Desde o início do projeto, em março do ano passado, foram visitadas dez aldeias e realizados mais de 370 atendimentos, como emissão e regularização de títulos. Pelo menos outras quatro comunidades indígenas devem ser atendidas até o fim deste semestre.
Raça ou cor e etnia
Com a alteração no cadastro eleitoral, no campo sobre raça ou cor, a eleitora ou o eleitor pode se identificar como branco, preto, pardo, amarelo ou indígena. Indígenas ainda podem registrar o povo ou grupo ao qual pertencem bem como a língua que falam. Durante as visitas às aldeias, as equipes do TRE-SP colhem essas informações para alimentar o banco de dados da Justiça Eleitoral, contribuindo para o mapeamento dessa população.
A indígena da etnia Guarani-mbya (pronuncia-se bêá) Cleusa Martins da Silva, 42 anos, batizada em sua aldeia Jaxuka Mirim (“a pequena”, em sua língua nativa), foi uma das que fizeram a autodeclaração durante passagem do projeto em Itanhaém, neste mês. “Não pude votar na última eleição porque estava cuidando dos meus avós.

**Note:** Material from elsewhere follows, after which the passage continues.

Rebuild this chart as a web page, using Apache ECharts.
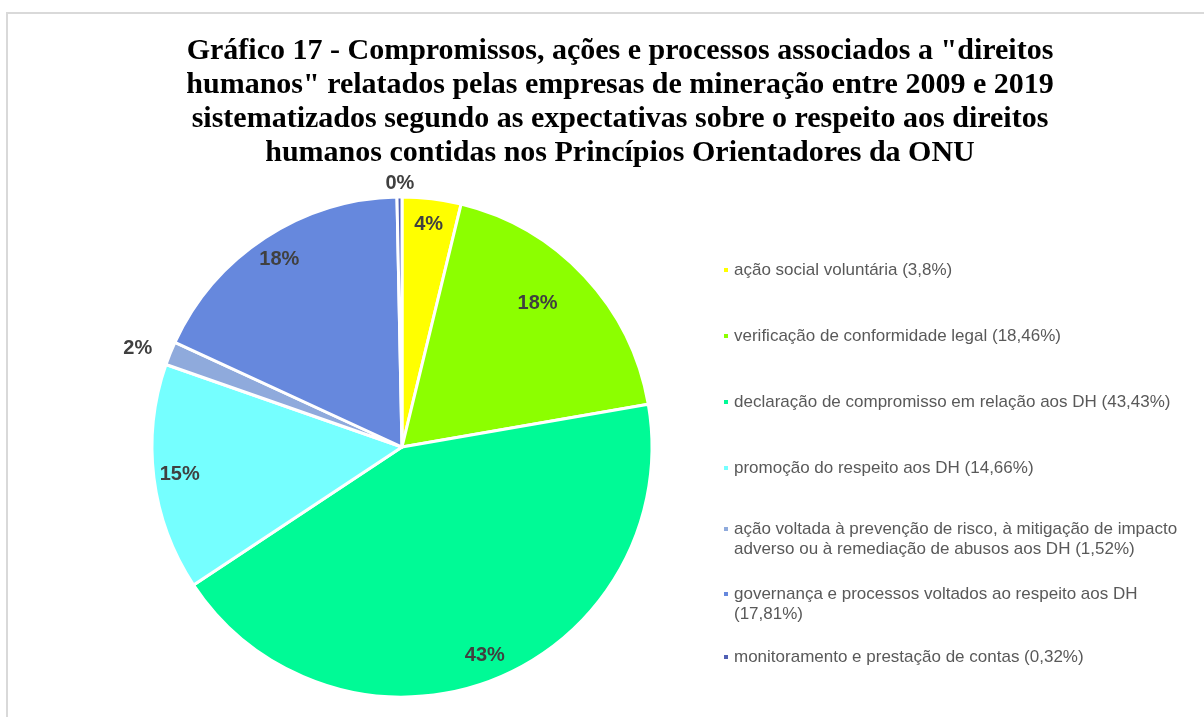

Vim organizar [o título] porque quero votar na próxima”, afirma.
“Nosso foco foi a Baixada Santista nesses últimos meses. Depois, seguiremos para outras regiões indígenas. No segundo semestre, o plano é visitar outras populações, como quilombolas e caiçaras”, explica Luna Chino, coordenadora de Gestão de Eleições. Outras entidades, como a Fundação Nacional dos Povos Indígenas (Funai), Poupatempo, Fundação Florestal, Junta Militar e Fundação Instituto de Terras do Estado de São Paulo, ligada à Secretaria de Justiça e Cidadania, apoiam o projeto.
Uma das líderes dos Guarani-mbya em Itanhaém, a professora Vanessa da Silva Paraí (significa oceano), 23, acredita que o reconhecimento dos povos indígenas pode contribuir para despertar a vida política nas comunidades. Nas Eleições 2022, apenas 13 das 3.655 candidaturas a cargos eletivos em São Paulo (0,36% do total) foram de pessoas autodeclaradas indígenas. “Precisamos de mais representantes para manter nossa cultura e tradições vivas”, comenta.
Atualmente não se sabe ao certo quantos indígenas vivem em São Paulo. O último Censo do Instituto Brasileiro de Geografia e Estatística (IBGE), publicado em 2010, apontava mais de 40.000 no estado. No início deste mês, o IBGE divulgou uma prévia do Censo 2022, mostrando um número preliminar de 1.652.876 pessoas indígenas em todo o país, entretanto não há um recorte por estados. Os dados detalhados só devem ser anunciados a partir de maio.
Resolução assegura uso da língua materna
As pessoas indígenas, quilombolas ou pertencentes a comunidades remanescentes, como qualquer outro brasileiro nato, estão obrigadas ao alistamento eleitoral e ao voto, observada a facultatividade aos analfabetos, aos maiores de 16 e menores de 18 anos e aos maiores de 70 anos.
Conforme a Resolução nº 23.659/2021, do Tribunal Superior Eleitoral (TSE), no tratamento de dados das pessoas indígenas, não são feitas distinções entre “integradas” e “não integradas”, “aldeadas” e “não aldeadas” ou qualquer outra que não seja autoatribuída pelos próprios grupos étnico-raciais.
Além disso, não se exige a fluência na língua portuguesa para fins de alistamento, assegurando-se a cidadãs e cidadãos indígenas o uso de suas línguas maternas e processos próprios de aprendizagem. Indígenas, quilombolas e integrantes de comunidade também ficam dispensados da apresentação de comprovante de vínculo com o domicílio eleitoral.
Segundo o Instituto Socioambiental (ISA), alguns dos povos tradicionais de São Paulo são Kaingang, Pankararu, Terena, Guarani-ñandeva, Guarani-mbya e Krenak. Além da capital e da Baixada Santista, o levantamento do TRE-SP identificou eleitores indígenas, entre outras cidades, em Ribeirão Preto, São José dos Campos, Sorocaba, Campinas, Cotia, Guarulhos, São Bernardo do Campo e Barueri.
A autodeclaração indígena pode ser feita a qualquer tempo durante as operações de alistamento, revisão ou transferência, seja presencialmente nos cartórios eleitorais ou no preenchimento do formulário Título Net, disponível na página do Tribunal na internet.